## BRIEF
Each line of the material below that holds the word "size" needs to be copied.

## PROVIDED MATERIAL
--- begin ---

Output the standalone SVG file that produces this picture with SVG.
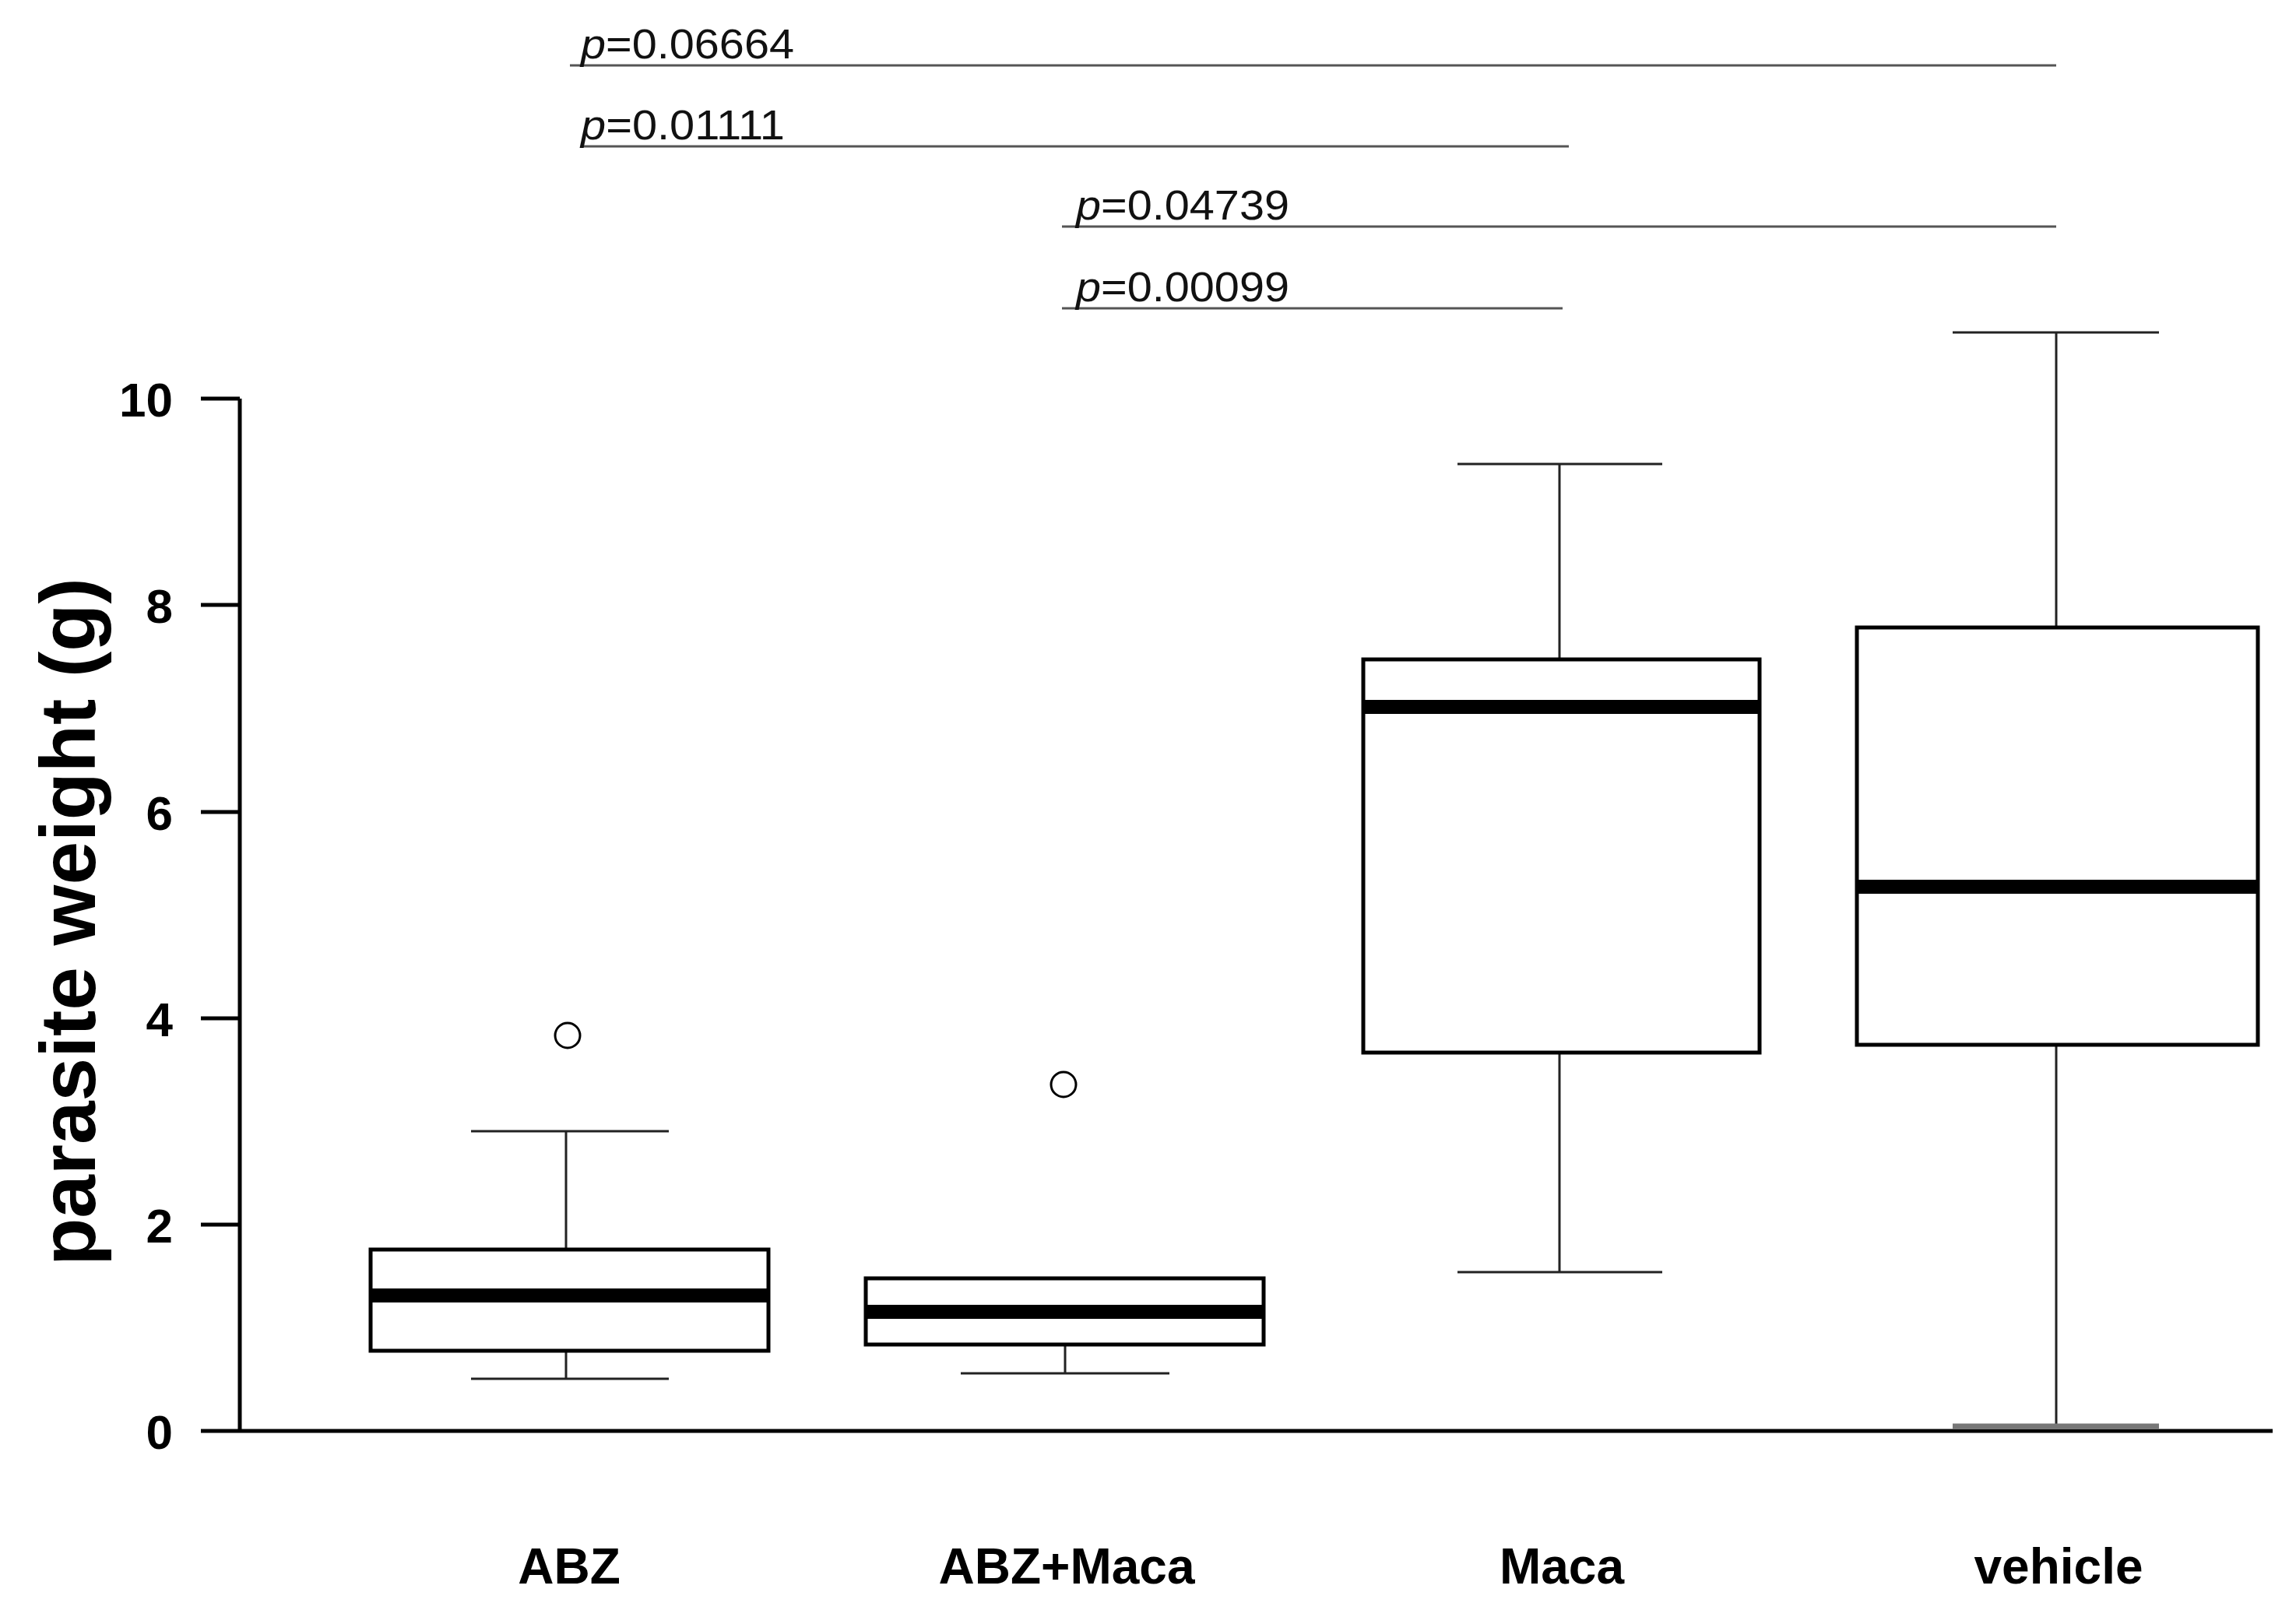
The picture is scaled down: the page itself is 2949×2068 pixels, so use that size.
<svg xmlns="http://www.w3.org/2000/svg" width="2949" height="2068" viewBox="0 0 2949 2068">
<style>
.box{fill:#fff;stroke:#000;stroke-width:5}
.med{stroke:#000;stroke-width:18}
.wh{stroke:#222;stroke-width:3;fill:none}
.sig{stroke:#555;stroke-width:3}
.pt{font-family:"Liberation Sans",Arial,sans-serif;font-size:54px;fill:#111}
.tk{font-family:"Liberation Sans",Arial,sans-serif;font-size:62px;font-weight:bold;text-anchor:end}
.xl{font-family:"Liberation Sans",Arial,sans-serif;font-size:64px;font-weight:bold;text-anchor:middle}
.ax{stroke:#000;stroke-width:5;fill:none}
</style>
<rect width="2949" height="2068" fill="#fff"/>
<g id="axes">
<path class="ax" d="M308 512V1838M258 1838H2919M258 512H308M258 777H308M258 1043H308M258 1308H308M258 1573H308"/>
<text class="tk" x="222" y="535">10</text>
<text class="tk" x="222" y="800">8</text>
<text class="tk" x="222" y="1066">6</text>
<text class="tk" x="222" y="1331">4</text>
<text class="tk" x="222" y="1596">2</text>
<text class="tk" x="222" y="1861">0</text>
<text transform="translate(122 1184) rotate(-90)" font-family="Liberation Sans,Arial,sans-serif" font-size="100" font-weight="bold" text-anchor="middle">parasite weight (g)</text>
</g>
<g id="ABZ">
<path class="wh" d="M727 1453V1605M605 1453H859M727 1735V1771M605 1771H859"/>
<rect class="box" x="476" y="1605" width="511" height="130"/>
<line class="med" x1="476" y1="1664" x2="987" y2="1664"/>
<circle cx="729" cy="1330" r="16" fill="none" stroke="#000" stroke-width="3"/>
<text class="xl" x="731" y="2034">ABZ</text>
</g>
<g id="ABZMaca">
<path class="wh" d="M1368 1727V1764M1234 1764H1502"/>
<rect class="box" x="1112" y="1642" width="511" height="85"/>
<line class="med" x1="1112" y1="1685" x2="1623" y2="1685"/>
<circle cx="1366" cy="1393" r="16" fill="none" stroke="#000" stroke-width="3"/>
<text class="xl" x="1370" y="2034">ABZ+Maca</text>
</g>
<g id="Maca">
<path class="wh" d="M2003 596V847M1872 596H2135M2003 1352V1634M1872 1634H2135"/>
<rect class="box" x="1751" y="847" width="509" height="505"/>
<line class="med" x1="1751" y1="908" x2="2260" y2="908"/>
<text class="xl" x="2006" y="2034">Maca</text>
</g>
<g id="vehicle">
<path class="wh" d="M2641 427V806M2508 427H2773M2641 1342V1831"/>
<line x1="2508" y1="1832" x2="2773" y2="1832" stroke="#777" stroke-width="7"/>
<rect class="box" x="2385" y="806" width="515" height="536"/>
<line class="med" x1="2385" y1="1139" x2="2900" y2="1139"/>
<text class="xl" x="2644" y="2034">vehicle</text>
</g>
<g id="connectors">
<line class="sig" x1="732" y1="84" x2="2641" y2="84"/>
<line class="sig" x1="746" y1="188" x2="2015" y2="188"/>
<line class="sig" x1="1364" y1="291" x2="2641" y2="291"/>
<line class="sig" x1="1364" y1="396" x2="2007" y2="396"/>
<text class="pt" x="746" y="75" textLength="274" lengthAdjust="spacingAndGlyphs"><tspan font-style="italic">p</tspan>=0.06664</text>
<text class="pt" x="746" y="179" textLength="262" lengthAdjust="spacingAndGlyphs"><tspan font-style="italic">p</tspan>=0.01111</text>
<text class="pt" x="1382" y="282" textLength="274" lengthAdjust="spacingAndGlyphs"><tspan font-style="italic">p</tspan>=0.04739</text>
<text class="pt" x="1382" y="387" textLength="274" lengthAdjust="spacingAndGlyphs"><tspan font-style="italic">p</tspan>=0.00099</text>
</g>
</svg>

--- end ---

## RESPONSE
The picture is scaled down: the page itself is 2949×2068 pixels, so use that size.
.pt{font-family:"Liberation Sans",Arial,sans-serif;font-size:54px;fill:#111}
.tk{font-family:"Liberation Sans",Arial,sans-serif;font-size:62px;font-weight:bold;text-anchor:end}
.xl{font-family:"Liberation Sans",Arial,sans-serif;font-size:64px;font-weight:bold;text-anchor:middle}
<text transform="translate(122 1184) rotate(-90)" font-family="Liberation Sans,Arial,sans-serif" font-size="100" font-weight="bold" text-anchor="middle">parasite weight (g)</text>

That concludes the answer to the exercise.